Argentina's Chamber of Deputies has officially launched a probe to help Argentinian President, Javier Milei find his next scapegoat.
While President Javier Milei has been regarded as the main solicitor of the fraudulent rug pull project Libra, but the President till now has stood his ground to deny any involvement to the crypto project.
Now, Argentina's Chamber of Deputies has officially launched an investigation into the memecoin scandal, summoning high executives including the country's chief of staff, minister of economy, minister of justice and head of the national securities Commission to testify.
But one name is missing, and that is President Javier Milei; making many wonder if this whole investigation was just a ploy by the Argentian president to find a scapegoat which he can pin all the blame on?
The vote to launch the investigation was a already a hard decision, with some supporting the idea while others vehemently objecting it. Pablo Juliano, a representative of the Democracia para Siempre block in the Chamber of deputies supported the idea, saying
"It is time for congress to audit whether there is harm to Argentina; we have a commitment to the truth."
But Representative Nicolas Mayoraz of the La Libertad Avanza party disagrees with Juliano's sentiments, calling the investigation an interference.
The President's endorsement
It seems ironic that representative Juliano had said that "there is a a need to commit to the truth", when the person who was responsible for endorsing the rug pull was not named nor called to be accountable for his action.
The Libra token was launched on February 14 by Delaware-based Kelsier Ventures. Hours after its debut, President Milei endorsed the project on social media platform X, claiming it would support small businesses and startups in Argentina. His post included links to the token’s website and contract address on Solana.
Many unsuspecting investors followed the president's endorsement, and really invested their money into the fraudulent memecoin. This wave of supporters caused the Libra's market cap to skyrocket to over $2 billion.

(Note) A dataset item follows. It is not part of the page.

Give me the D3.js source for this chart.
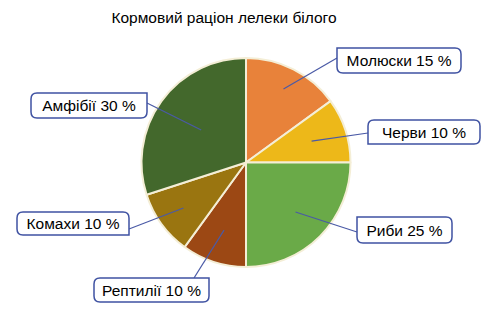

But their happiness was shortlived, as the memecoin crashed by more than 90% shortly after. Following the collapse, Milei withdrew his support, claiming he had no prior knowledge of the project’s details.
But the team behind the Libra project gave a different account, stating that the President had initially met up with the team to express his whole-hearted support for the project. But after the crash of the project, the President deleted all the evidence of his involvement and distanced himself away from the project.
Needless to say, the president's mistake caused a huge upheaval among disgruntled investors who had lost their life savings from the project. President Javier's political opponents also seized this opportunity to call for his impeachment and accused him of being in cahoots with the fraudulent project to commit fraud.
The whistleblower who confirmed President Milei's involvement
Hayden Davis, CEO of Kelsier Ventures, later stepped forward to expose Milei and admitted that he had worked as an advisor to the President regarding his involvement to Libra.
In an interview with YouTuber Coffeezilla, Davis also admitted that Libra’s team had "sniped" tokens at launch—a controversial trading strategy designed to profit from early price surges. Davis also disclosed that this was not his first time doing something like this, as he was also previously doing the same for other projects such as the Melania token, a project named after the U.S First Lady Melania Trump.
Davis now faces legal challenges, including a request from an Argentine prosecutor for Interpol to issue a Red Notice against him. Reports suggest he has continued launching memecoins despite ongoing investigations.
The Libra scandal has not only damaged Milei’s credibility but also raised questions about regulatory oversight in Argentina’s crypto sector. While some lawmakers see the investigation as essential for accountability, others view it as politically motivated.
The controversy underscores the risks associated with high-profile endorsements in volatile cryptocurrency markets and highlights the need for stricter safeguards against fraudulent schemes.